Творческий путь Ивана Сергеевича Тургенева, страница 8

Исповедь Марьи Александровны неожиданно  обнаруживает, что «лишние люди», часто невольно, а иногда и незаметно для себя, играют активную общественную роль. Человек такого склада входит в жизнь русской женщины не только как возлюбленный, но и как духовный наставник. Исповедь героини дает возможность почувствовать его огромную власть над чужой душой; а вместе с тем, из признаний героя становится ясно, что власть эта принадлежит человеку, занятому только собой, равнодушного к судьбе другого. «Лишний человек» предстает одновременно жертвой собственной драмы и виновником чужой.

В предсмертном письме Алексея Петровича прямо высказана мысль о страсти как о стихийной силе, порабощающей человека. Но здесь страсть уже не связывается с представлением о высоком самозабвении, как было в «Затишье». Для Алексея Петровича любовь оказалась рабством в простейшем и низменном смысле этого слова и вместе с тем причиной переоценки собственных верований и убеждений.

Вырисовывается иное мировоззрение героя, противопоставленное его же прежним взглядам, которым героиня, а вместе с ней и читатель, уже успели довериться. Происходит столкновение 2-х противоположных представлений о любви. Одно – первоначальное – предполагает в любви возможность равенства, гармонии, свободного соединения душ. Другое – новое – открывает в ее основе иной закон: «в любви одно лицо раб, а другое властелин».

Повествованию о необъяснимой страсти героя к танцовщицы по-своему вторит рассказ о любви его старого приятеля М. к неаполитанке Нинетте. Параллелизм 2-х любовных историй не акцентируется явно, но в них так много похожего, что они могут быть поняты как варианты одной и той же ситуации. Тем существеннее различие переживаний двух людей. Один отдается страсти радостно, безоглядно, полностью сливаясь с чувством. Другой подчиняется страсти против воли, как враждебной силе, воспринимая ее как бы со стороны, подобно обреченному, наблюдающему симптомы неизлечимой болезни. По-разному пережитая страсть и приносит людям совершенно разное. Одному – ощущение «непозволительного» счастья, способность поэтического восприятия мира, беспечность, отрешенность от забот, расчетов, рассудочных соображений. Другому – чувство зависимости, унижения, бесплодные муки, наконец, такое состояние души и тела, которое действительно подобно болезни. В итоге представление о природе страсти оказывается подвижным.
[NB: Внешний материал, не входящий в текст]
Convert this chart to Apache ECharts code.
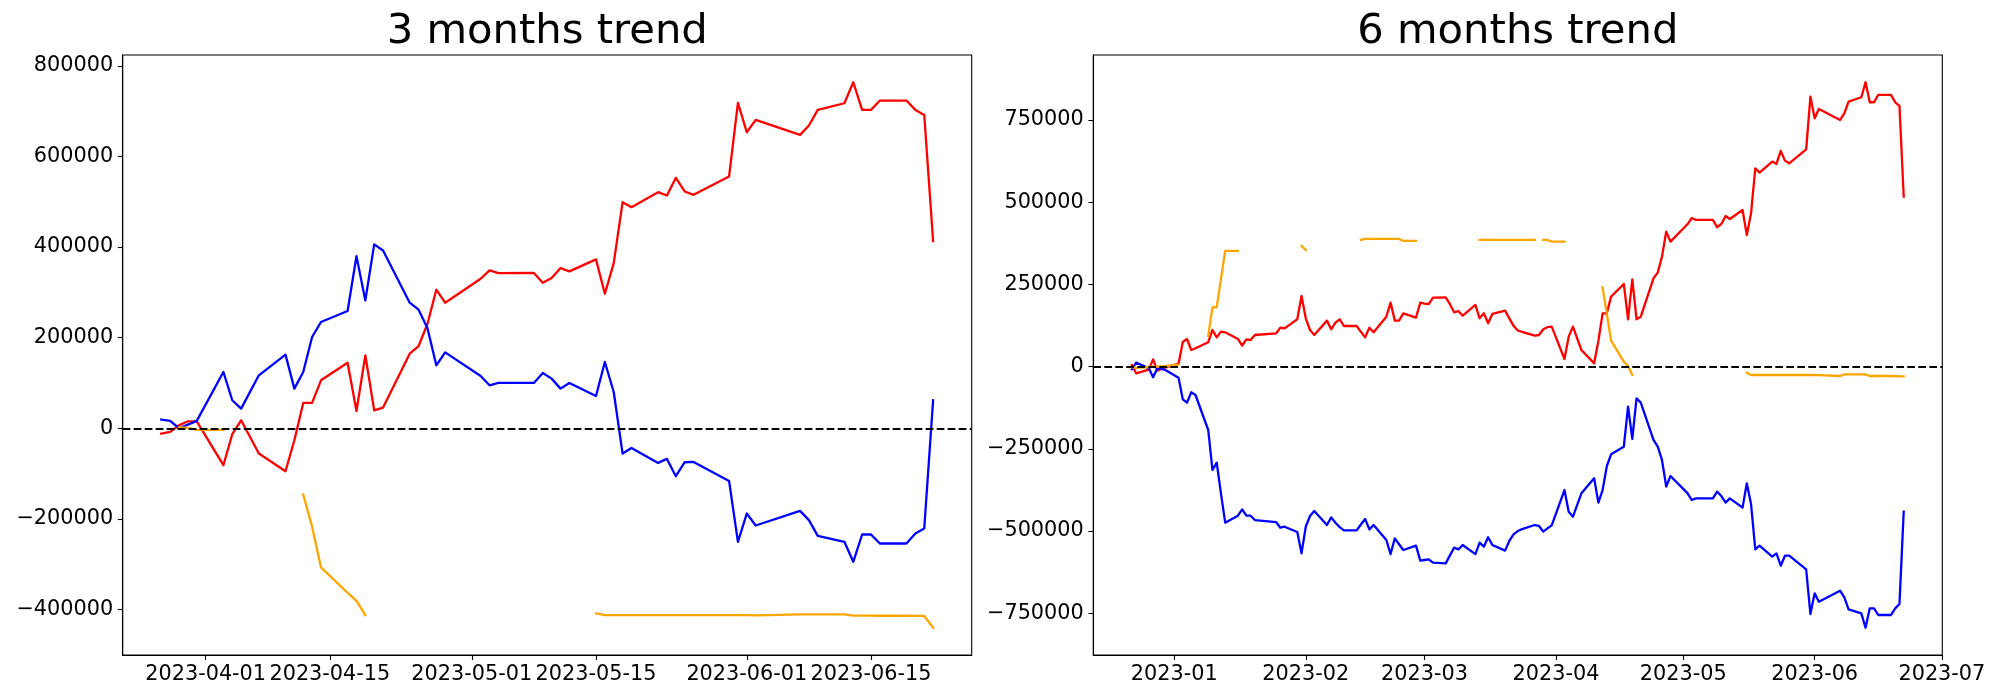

В повести «Фауст» , 1856г. коллизия счастья и долга становится центральной темой. Тургенев, как и в «Переписке», использует эпистолярную форму, но на этот раз присущего ей многоголосия нет: читатель знакомится только с письмами одного лица. Зато диапазон этой единственной исповеди расширен по сравнению с «Перепиской» и включает элементы новеллистического рассказа: здесь есть и портреты, и описания быта, и драматические сцены, воссозданные с редким для эпистолярного повествования обилием деталей.

Богатство форм изображения связано с появлением нового героя, отчасти подготовленного «Перепиской» и окончательно раскрывшегося в таких повестях, как «Ася» и «Первая любовь».

Новый человеческий тип Тургенева еще хранит связь с «лишними людьми», но то, что составляет главное его содержание, совершенно не укладывается в традиционное представление о них. Герой «Фауста» наделен психологией, в которой нет ничего болезненного. Он не оторван от жизни, в духовном строе его личности развитое самосознание не исключает непосредственности и не противоречит способности отдаваться чувствам или мгновенным впечатлениям. В этом секрет его слабости и обаяния.

Герой нового склада несет в себе столь ценную для Тургенева стихию душевной простоты – при всей тонкости его чувств они понятны и близки каждому. С этим качеством соединяются дар поэтического созерцания и широта мысли, которые дают возможность воспринять весь мир как единое целое.

Подробности личных воспоминаний даются в прямой и непосредственной соотнесенности с бесконечным движением жизни, с мыслью о вечном ее обновлении. Рассказ о том, как складывается личная судьба двух людей, перерастает в исследование общих законов бытия. Одновременно происходит более конкретное, социально-историческое осмысление жизненной драмы героя.